-- BEGIN DATA LINES --
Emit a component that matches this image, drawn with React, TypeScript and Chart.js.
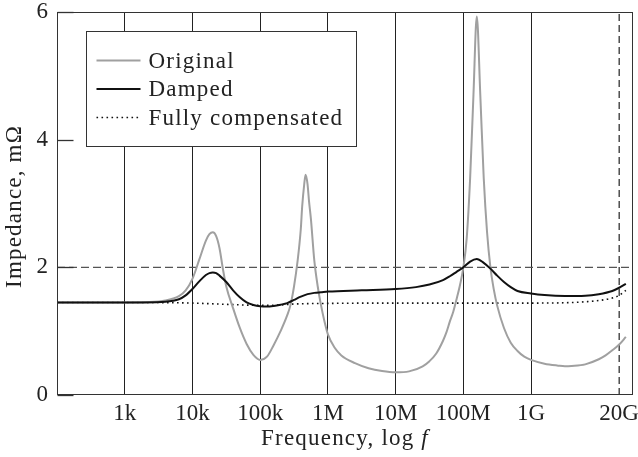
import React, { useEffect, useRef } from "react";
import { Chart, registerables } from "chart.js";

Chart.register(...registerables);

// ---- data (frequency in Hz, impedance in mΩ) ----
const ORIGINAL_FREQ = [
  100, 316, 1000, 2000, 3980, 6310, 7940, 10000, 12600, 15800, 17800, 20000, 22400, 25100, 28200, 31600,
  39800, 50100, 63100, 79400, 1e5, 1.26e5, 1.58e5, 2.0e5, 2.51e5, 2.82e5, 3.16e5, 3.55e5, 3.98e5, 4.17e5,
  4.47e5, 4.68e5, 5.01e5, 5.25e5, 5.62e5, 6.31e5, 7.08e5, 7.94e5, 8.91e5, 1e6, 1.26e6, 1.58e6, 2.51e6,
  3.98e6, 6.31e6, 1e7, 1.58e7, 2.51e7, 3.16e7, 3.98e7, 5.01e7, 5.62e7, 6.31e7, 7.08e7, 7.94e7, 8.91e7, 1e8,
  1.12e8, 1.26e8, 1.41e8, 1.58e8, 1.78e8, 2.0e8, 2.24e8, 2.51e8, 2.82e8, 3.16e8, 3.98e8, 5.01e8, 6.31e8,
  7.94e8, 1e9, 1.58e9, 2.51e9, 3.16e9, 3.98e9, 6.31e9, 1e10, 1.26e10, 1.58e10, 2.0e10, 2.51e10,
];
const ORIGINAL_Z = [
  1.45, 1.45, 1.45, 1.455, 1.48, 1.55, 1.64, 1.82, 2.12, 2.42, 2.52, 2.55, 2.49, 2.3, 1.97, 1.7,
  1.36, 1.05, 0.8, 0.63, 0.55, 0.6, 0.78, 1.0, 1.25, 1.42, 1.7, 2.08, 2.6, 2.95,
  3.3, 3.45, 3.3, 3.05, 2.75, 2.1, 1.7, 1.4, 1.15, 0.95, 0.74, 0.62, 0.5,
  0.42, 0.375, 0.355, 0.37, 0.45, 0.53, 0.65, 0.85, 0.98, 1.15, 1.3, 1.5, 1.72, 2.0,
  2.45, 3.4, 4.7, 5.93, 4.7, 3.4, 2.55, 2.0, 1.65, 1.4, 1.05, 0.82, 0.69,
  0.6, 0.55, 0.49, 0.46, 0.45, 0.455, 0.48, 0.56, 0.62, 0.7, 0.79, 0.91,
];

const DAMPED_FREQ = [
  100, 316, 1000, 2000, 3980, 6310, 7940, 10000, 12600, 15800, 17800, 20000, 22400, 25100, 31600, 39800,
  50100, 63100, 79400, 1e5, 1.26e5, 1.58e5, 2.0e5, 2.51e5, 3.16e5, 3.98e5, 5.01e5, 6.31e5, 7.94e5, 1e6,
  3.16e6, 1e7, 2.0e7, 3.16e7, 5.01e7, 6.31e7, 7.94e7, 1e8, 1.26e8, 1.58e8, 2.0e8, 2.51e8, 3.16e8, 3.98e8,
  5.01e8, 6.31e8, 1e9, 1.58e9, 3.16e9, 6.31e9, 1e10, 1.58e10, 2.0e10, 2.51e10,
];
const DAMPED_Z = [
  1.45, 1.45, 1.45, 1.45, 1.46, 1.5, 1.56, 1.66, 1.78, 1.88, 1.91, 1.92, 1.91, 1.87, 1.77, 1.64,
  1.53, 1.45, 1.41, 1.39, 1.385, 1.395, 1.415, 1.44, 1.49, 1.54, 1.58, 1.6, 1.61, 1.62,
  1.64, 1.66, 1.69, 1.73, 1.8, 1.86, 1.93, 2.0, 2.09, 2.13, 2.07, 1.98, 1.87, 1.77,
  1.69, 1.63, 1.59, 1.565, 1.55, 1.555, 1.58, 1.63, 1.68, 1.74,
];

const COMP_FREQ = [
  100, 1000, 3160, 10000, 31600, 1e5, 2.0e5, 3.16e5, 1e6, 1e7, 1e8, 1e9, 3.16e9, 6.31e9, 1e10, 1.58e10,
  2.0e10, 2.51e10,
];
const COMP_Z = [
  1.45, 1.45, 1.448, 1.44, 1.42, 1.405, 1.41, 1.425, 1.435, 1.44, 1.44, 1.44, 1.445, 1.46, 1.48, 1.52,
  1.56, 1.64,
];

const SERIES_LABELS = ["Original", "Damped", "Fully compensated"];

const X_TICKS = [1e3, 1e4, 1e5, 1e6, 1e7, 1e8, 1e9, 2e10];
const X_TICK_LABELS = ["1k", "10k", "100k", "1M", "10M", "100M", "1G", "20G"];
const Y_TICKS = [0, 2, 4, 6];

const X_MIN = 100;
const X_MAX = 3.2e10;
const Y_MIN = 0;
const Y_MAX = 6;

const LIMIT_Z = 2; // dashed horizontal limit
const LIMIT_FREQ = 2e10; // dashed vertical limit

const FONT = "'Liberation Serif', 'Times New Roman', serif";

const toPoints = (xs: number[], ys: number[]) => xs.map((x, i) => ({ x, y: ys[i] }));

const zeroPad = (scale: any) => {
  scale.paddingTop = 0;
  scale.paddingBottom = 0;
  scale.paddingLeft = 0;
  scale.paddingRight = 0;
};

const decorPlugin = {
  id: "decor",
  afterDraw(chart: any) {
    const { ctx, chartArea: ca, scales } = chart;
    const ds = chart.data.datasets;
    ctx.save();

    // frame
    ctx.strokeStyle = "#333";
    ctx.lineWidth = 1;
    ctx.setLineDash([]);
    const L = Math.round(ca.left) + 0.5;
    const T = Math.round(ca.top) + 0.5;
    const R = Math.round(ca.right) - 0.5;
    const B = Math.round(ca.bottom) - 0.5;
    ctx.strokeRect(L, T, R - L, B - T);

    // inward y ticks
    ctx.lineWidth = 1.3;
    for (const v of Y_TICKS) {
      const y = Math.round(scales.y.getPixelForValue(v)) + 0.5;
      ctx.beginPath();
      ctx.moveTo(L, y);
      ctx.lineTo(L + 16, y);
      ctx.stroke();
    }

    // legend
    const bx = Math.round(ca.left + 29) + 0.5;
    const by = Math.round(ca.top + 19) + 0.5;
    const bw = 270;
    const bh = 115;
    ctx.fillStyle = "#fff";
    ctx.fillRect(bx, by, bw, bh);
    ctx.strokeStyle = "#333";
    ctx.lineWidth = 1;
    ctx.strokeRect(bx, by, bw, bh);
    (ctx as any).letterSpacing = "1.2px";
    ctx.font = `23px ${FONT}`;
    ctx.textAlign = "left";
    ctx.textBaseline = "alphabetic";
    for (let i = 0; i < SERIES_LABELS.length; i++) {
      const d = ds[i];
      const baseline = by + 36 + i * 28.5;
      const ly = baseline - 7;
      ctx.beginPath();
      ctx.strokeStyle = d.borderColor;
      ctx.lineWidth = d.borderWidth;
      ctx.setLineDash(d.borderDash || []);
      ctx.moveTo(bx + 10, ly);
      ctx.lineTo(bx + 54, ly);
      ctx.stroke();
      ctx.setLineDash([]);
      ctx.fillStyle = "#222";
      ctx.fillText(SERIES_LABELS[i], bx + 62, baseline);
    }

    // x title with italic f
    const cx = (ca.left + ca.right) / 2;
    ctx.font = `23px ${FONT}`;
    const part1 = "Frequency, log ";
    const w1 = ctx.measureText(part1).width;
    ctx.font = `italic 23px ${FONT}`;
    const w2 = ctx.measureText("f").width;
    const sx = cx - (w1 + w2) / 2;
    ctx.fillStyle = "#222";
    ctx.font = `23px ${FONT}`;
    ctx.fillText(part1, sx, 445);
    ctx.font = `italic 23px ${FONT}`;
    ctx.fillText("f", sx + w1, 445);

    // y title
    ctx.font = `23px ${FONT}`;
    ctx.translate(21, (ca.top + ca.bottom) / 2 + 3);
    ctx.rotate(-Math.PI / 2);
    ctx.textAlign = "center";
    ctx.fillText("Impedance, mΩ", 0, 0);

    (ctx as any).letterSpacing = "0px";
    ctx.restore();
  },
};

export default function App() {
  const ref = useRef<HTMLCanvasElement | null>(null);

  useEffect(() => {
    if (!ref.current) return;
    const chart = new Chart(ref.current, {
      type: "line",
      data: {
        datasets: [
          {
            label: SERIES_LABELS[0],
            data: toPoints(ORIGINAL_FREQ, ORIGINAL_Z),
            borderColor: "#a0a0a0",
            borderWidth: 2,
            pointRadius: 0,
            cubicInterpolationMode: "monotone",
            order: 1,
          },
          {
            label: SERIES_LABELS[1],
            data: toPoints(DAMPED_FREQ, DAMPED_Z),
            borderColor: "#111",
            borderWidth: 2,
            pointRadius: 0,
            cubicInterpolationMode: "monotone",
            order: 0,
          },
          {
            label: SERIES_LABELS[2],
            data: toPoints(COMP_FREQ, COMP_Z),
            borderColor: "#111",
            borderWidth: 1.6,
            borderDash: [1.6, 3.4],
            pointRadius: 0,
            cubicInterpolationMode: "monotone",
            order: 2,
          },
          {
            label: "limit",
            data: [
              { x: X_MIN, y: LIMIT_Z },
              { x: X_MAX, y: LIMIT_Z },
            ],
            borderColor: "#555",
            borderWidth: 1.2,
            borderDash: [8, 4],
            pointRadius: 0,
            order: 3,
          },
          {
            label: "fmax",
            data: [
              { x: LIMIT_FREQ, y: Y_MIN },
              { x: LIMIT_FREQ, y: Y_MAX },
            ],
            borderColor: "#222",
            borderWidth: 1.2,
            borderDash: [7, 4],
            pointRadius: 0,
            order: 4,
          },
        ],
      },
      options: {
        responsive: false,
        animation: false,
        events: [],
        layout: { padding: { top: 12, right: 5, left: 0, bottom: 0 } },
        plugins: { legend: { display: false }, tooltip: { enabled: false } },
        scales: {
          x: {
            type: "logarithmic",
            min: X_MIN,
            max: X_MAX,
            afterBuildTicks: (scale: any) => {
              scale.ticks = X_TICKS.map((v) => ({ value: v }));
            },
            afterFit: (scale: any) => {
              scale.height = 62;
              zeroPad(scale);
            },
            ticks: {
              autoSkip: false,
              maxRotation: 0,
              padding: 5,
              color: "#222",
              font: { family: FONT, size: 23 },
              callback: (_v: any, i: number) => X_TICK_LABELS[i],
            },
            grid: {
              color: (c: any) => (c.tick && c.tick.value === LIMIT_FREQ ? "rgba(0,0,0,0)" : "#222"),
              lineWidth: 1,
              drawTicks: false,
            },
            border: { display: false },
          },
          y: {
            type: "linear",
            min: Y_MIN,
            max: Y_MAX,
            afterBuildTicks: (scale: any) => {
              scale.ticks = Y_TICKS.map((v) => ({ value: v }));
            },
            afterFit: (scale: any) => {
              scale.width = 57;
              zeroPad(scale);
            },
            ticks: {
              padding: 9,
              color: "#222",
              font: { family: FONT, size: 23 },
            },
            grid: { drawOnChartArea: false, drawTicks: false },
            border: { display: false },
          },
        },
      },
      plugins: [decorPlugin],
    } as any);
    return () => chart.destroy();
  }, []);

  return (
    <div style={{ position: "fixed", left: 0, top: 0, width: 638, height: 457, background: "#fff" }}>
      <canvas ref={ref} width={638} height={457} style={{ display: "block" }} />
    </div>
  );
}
-- END DATA LINES --
● WHAT TO DO:
Would you reproduce the lines above, from the very first through the line containing "Chart.register(...registerables);", exactly and without the pictures?

● RESULT OF THIS TASK:
Emit a component that matches this image, drawn with React, TypeScript and Chart.js.
import React, { useEffect, useRef } from "react";
import { Chart, registerables } from "chart.js";

Chart.register(...registerables);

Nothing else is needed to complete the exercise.